Moon and the other students responded to all my inquiries with a great deal of thought and quiet passion. They’d kept up with developments, and spent time thinking through what had happened. They really did care. But had they found a more public way to express that, beyond posters and photos? Some had.

Jia you!
Xiong qi!

‘Add oil!’ – ‘Go! Go!’. Sichuan Normal University might have been quiet on the Tuesday, but Chengdu’s Tianfu Square was not. Moon’s friend had joined the crowd. We pored over pictures taken on his mobile phone. People laid chrysanthemums beneath the Chinese flag, sung the national anthem and observed a three minute silence. Then they sang again: ‘tuan jie jiu shi li liang‘, ‘Unity is Strength’, and ‘wu xing hong qi‘, ‘The Five Star Red Flag’. But here too, grief wasn’t much in evidence.

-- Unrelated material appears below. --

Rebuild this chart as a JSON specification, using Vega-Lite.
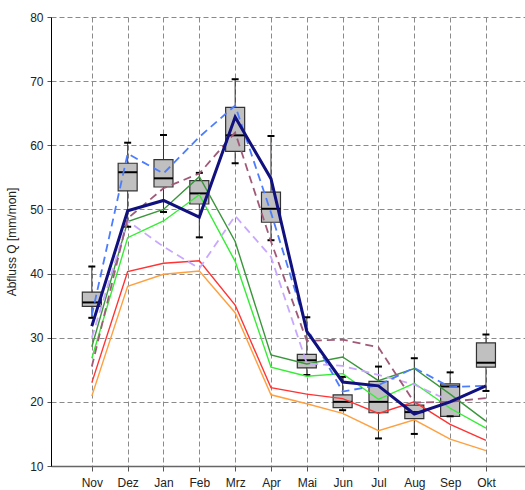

Optimism came first.

After speaking with my students, I sought out other members of Chengdu’s foreign community to ask them to share their observations.

Teachers’ and students’ experiences mirrored my own. There’d been little signs of mourning in their schools and campuses.

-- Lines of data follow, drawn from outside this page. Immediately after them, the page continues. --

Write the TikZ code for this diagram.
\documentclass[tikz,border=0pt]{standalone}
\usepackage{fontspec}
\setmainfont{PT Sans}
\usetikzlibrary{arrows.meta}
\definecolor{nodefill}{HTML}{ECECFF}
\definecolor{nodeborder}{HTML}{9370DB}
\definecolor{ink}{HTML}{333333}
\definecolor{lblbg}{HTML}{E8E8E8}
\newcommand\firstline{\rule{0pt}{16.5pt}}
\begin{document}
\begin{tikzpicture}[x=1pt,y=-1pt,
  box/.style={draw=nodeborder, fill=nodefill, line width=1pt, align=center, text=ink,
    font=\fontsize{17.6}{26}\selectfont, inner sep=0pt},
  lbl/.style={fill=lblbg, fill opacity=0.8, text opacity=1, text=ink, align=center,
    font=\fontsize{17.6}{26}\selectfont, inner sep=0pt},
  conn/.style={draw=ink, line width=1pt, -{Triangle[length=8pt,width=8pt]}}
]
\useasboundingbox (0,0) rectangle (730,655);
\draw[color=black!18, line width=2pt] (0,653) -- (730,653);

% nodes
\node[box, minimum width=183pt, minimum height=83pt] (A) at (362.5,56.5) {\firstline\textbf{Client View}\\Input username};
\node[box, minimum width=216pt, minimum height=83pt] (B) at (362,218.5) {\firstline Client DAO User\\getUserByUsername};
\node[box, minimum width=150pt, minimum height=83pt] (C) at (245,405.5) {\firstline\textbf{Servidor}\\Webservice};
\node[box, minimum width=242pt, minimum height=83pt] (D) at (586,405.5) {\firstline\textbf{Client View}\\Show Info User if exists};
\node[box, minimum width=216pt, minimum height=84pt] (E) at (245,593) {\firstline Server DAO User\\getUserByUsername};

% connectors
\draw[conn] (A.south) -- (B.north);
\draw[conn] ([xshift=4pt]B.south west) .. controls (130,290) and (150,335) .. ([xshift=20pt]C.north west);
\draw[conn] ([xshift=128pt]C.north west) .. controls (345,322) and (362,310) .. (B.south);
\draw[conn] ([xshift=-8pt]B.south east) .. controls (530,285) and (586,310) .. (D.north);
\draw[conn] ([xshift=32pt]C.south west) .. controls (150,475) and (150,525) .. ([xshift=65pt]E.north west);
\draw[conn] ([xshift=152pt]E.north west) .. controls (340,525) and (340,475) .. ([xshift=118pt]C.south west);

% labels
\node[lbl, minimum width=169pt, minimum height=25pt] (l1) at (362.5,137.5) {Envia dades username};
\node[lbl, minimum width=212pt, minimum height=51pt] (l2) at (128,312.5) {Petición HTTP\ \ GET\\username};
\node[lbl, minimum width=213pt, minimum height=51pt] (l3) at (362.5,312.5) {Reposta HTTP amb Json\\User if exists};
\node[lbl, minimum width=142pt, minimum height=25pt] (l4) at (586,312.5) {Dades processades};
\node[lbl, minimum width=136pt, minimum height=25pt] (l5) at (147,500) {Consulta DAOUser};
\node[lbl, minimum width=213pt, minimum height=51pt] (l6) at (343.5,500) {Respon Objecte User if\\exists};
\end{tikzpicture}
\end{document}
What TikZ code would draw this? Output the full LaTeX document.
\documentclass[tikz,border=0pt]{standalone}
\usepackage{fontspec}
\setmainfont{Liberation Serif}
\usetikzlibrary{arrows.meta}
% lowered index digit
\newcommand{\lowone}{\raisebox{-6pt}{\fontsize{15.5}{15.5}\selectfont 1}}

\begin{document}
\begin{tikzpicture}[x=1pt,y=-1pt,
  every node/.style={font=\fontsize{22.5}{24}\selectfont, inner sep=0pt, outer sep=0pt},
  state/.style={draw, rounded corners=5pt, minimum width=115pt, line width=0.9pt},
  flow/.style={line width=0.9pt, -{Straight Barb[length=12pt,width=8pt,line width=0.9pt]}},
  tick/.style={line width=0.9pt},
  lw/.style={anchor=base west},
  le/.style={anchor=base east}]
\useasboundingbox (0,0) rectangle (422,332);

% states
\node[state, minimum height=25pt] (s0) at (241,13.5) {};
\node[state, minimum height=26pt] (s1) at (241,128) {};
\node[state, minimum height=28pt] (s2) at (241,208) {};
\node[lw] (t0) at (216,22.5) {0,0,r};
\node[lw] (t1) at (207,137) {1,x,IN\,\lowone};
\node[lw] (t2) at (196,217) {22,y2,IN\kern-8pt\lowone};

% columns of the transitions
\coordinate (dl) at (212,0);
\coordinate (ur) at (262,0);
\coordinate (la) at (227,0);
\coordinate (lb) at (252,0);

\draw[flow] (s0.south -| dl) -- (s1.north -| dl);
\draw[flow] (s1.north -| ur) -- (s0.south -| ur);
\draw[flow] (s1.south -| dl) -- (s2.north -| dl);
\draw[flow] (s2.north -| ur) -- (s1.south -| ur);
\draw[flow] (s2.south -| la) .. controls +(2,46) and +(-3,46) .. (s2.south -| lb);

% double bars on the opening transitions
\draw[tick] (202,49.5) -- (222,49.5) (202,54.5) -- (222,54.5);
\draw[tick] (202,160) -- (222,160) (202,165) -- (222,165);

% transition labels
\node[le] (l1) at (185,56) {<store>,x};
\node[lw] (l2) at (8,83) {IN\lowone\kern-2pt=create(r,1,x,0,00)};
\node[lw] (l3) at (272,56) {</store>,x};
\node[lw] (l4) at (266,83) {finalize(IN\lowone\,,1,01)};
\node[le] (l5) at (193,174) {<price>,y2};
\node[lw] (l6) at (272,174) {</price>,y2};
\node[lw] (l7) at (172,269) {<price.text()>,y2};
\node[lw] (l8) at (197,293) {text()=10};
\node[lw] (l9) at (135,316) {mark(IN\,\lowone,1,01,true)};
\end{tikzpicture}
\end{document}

Sichuan Quake Relief’s project manager Walter Brown has worked with young people in Chengdu and the disaster zone since last May. He described his impression of the youth’s response.

To him, they seemed increasingly selfless. Many were eager to contribute to relief work. Children are declaring “I want to grow up to be a volunteer”. Overall, the quake was encouraging the growth of a civil society. But, Walter cautioned, it also represented another way for them to express their national pride.

I believe that despite what I could – or couldn’t – see on the day itself, the students and young people in Chengdu felt the anniversary deeply. But they are only comfortable showing that in certain ways and contexts. The posters and banners provided one, superficial, outlet. But more striking expressions required a large group and a collective confidence. Individuals responded as a part of the crowd, or as a part of China; and that public response had to be positive.

When they came together they demonstrated determination and pride. Not sadness. I think – I’m certain – that grief and anxiety are there too. But for now these are private emotions, out of sight.

I hope this doesn’t sound like a nothing conclusion – ‘they are sad’. It felt like a revelation after what I did not see here on 12th May.